Employers may monitor employees in the workplace in limited certain circumstances. If the employer has a specific, clear policy in place permitting monitoring and delineating what is and what isn’t permitted telecommunications use, the employer can be confident in doing so.

There is a good handful of UK regulation for workplace surveillance in this area, complemented by international legislation

• Data Protection Act 1998 - limits the employer’s ability to hold and process personal data

• Regulation of Investigatory Powers Act 2000 - it is unlawful to intercept a communication in the course of its transmission in the UK except with express or implied consent

• Telecommunications Regulations 2000 - without consent, an employer may still monitor telecommunications provided that it is for a specified purpose relevant to the business, such as investigating or detecting the unauthorised use of the telecommunication system. The test for this is relatively high and employees must have been told that interception might take place.

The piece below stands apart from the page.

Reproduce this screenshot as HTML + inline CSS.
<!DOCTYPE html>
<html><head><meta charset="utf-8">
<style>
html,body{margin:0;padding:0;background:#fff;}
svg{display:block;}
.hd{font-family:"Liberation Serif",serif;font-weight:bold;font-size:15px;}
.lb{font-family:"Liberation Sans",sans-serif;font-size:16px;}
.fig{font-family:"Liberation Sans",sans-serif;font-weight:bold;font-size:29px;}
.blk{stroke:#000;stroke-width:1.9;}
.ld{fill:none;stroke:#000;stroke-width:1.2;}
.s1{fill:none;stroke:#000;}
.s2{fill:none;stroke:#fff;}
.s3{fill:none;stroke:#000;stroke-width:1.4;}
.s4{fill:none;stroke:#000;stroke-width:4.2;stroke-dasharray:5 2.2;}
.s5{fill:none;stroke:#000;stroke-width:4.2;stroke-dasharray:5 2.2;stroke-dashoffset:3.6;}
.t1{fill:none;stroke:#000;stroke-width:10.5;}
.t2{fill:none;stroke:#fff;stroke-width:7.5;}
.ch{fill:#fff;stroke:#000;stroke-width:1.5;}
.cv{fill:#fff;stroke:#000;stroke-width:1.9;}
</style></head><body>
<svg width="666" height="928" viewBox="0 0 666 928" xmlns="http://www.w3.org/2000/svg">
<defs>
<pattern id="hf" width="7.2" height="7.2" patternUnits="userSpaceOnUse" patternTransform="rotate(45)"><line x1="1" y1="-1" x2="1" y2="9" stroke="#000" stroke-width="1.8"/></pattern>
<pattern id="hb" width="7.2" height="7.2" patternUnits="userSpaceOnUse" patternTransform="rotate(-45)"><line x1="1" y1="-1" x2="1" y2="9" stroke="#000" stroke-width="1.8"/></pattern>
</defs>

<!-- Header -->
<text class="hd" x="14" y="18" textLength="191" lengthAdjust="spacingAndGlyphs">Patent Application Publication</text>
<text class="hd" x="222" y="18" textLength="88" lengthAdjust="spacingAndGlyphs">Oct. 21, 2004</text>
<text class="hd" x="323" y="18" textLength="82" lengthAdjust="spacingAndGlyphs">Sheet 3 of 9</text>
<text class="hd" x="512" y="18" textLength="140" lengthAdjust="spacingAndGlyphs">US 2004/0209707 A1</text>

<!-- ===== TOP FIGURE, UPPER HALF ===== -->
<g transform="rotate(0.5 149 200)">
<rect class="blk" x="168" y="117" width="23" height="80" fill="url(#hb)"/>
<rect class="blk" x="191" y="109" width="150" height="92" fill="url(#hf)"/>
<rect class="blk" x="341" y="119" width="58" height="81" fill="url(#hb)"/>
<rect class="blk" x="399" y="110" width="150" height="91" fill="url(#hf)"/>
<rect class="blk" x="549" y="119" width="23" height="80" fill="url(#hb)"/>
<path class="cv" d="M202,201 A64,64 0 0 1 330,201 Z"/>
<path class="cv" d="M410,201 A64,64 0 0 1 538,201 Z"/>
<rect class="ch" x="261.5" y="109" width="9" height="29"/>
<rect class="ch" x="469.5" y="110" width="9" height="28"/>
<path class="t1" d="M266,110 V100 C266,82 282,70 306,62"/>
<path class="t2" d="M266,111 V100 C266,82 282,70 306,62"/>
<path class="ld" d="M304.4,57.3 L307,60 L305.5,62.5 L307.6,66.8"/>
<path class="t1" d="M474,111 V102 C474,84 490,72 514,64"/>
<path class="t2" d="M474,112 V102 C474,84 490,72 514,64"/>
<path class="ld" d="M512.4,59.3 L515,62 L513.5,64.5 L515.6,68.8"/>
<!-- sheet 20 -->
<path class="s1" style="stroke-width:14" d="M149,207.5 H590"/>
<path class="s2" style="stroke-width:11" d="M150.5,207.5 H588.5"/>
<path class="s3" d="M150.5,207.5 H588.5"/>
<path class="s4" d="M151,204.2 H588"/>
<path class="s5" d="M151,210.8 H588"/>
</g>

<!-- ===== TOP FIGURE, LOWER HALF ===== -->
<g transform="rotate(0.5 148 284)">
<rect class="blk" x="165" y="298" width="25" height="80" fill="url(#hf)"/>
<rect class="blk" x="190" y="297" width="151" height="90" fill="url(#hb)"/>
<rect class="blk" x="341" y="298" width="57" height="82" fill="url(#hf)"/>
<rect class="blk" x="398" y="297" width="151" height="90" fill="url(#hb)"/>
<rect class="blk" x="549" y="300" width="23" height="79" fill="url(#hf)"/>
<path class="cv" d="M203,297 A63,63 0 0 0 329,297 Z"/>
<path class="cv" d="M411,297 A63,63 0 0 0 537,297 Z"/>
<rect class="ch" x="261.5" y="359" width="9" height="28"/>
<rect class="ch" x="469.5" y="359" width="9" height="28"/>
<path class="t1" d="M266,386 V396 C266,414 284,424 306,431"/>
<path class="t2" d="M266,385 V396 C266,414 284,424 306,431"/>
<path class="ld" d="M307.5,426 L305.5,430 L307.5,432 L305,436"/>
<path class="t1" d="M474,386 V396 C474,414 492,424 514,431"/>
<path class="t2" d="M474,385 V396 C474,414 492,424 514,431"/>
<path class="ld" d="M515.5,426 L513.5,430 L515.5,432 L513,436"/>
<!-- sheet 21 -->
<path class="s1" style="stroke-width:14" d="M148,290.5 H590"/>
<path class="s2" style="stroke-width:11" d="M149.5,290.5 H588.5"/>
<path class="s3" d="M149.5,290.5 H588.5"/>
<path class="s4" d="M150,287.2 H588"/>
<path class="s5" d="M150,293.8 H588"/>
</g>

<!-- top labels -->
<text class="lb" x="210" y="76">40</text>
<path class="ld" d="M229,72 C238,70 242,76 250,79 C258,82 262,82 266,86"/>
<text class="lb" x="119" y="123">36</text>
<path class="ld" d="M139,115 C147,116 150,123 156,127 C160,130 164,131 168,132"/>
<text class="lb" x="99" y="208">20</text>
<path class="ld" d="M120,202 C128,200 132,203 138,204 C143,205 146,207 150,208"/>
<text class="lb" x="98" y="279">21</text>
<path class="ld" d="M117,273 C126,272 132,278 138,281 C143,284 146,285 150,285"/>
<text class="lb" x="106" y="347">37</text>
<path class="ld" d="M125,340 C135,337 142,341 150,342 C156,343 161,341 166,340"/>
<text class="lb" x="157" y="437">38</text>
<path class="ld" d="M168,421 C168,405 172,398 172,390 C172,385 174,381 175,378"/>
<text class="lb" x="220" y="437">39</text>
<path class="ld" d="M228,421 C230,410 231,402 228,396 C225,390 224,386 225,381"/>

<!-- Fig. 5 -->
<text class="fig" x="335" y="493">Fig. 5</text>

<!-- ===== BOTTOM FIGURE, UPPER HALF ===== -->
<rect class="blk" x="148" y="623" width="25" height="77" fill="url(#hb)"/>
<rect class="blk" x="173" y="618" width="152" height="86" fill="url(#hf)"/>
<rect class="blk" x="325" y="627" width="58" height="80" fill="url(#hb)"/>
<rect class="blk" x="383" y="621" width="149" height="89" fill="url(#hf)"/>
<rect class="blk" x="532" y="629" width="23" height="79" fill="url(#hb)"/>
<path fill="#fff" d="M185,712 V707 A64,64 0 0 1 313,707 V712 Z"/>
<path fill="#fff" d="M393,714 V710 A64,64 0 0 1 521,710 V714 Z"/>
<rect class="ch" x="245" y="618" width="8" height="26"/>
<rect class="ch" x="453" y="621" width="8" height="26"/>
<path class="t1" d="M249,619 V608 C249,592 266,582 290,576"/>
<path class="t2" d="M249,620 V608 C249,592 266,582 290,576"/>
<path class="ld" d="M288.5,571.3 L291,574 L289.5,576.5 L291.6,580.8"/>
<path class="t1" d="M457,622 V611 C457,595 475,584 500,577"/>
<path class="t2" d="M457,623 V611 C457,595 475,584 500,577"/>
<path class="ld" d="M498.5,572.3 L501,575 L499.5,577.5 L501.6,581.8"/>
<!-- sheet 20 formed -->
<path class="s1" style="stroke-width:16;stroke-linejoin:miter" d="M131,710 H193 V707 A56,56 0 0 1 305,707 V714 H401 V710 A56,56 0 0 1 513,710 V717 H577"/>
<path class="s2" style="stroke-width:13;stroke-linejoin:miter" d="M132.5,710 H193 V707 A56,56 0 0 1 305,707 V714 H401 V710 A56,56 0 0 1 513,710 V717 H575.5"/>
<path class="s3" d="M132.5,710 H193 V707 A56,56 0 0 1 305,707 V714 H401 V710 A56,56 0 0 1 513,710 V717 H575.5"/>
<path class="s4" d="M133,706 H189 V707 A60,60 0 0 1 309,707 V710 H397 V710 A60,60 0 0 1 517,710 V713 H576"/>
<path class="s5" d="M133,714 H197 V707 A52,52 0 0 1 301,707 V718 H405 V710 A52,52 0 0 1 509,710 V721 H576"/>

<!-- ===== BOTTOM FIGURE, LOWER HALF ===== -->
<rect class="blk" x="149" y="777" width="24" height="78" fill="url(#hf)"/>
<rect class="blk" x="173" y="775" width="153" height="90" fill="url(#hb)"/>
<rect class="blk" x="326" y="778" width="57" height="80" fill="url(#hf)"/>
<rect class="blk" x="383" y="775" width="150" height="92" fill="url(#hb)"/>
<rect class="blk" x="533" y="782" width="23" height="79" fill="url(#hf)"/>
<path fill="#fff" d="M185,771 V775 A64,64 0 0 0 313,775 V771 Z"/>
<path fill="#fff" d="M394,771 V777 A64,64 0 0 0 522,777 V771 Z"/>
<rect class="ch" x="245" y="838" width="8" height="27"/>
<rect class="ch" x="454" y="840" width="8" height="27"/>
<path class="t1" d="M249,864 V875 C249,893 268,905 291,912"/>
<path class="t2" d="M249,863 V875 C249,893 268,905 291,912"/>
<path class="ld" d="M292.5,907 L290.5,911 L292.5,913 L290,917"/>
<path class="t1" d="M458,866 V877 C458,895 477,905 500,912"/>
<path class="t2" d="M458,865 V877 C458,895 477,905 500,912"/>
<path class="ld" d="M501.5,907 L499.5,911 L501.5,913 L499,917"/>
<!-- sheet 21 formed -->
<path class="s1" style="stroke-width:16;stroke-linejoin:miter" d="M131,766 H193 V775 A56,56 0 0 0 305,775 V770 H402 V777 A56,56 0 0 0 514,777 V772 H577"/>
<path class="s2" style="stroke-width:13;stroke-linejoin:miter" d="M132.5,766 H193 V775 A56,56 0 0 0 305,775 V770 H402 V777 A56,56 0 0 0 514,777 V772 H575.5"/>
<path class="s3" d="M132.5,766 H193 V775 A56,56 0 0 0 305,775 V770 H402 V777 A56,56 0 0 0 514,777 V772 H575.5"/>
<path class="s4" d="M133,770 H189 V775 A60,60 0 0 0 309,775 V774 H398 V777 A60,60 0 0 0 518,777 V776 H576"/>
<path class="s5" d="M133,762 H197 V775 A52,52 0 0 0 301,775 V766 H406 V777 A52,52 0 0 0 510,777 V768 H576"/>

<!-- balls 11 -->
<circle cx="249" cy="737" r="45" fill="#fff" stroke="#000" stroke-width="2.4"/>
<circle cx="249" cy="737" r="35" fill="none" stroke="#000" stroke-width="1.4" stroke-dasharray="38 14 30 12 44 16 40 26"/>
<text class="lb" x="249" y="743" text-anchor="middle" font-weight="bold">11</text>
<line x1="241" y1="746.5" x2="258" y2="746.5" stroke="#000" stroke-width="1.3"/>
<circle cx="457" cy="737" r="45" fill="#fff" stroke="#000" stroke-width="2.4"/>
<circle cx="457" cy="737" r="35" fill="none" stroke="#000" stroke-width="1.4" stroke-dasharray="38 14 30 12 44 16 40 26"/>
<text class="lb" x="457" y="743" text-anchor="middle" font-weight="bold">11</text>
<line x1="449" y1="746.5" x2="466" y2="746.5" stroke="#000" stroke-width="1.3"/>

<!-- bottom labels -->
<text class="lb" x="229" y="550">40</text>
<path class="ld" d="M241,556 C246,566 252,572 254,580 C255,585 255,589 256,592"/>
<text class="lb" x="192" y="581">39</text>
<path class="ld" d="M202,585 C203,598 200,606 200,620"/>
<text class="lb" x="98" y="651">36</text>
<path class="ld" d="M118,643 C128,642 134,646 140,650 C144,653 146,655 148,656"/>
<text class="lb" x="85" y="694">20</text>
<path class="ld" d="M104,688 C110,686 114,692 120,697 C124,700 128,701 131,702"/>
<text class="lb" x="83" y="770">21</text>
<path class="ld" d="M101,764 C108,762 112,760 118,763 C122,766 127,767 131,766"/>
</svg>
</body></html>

• The European Convention on Human Rights Article 8 - contains an express right to private and family life and our domestic law must be read in light of this right.

• Human Rights Act 1998 - Employees of public bodies can enforce the right directly against their employer under the.

These convention rights are not absolute, but are subject to exceptions where interference (e.g. by the employer) is proportionate.

The Employment Appeals Tribunal (EAT) held that an employee, Mr Atkinson, of a public body who had sent overtly sexual emails on the employer’s email system did not have a reasonable expectation of privacy. The employer’s IT policy contained provisions precluding such communications. Mr Atkinson was well aware of it, as he had actually written the policy!

In earlier cases before the European Courts, the Court had established that if the employee did not believe that their telecommunications were being monitored, the employee’s right to privacy was indeed breached as was the case of a police officer who had been told that her phone was not being tapped, when in fact it was.

Employer’s must ensure that their written policies communicated to staff contain the requisite notice that the employer may monitor use of all telecommunications systems otherwise monitoring may not be justifiable. The policies should be kept up to date as technology changes i.e. a policy, which allows monitoring of email, or Internet use will not be sufficient to allow an employer to track an employee’s whereabouts by monitoring the location of their company mobile phone.

Importantly, “monitoring” does not normally extend to reading private communications. If the communication is obviously personal, the employer should not go further and review its contents save in exceptional circumstances. Mr Barbulescu gave his employer just cause to do so once he denied that he had sent personal communications.

With the right policies in place, this judgement underlines employers’ rights to monitor both the existence and content of “private” communications to ensure workers are spending their time at work working. The case is not however a green light to employers to simply monitor and read all communications without first having given notice to the employee that it would monitor and also having good reason to look at the content of private communications.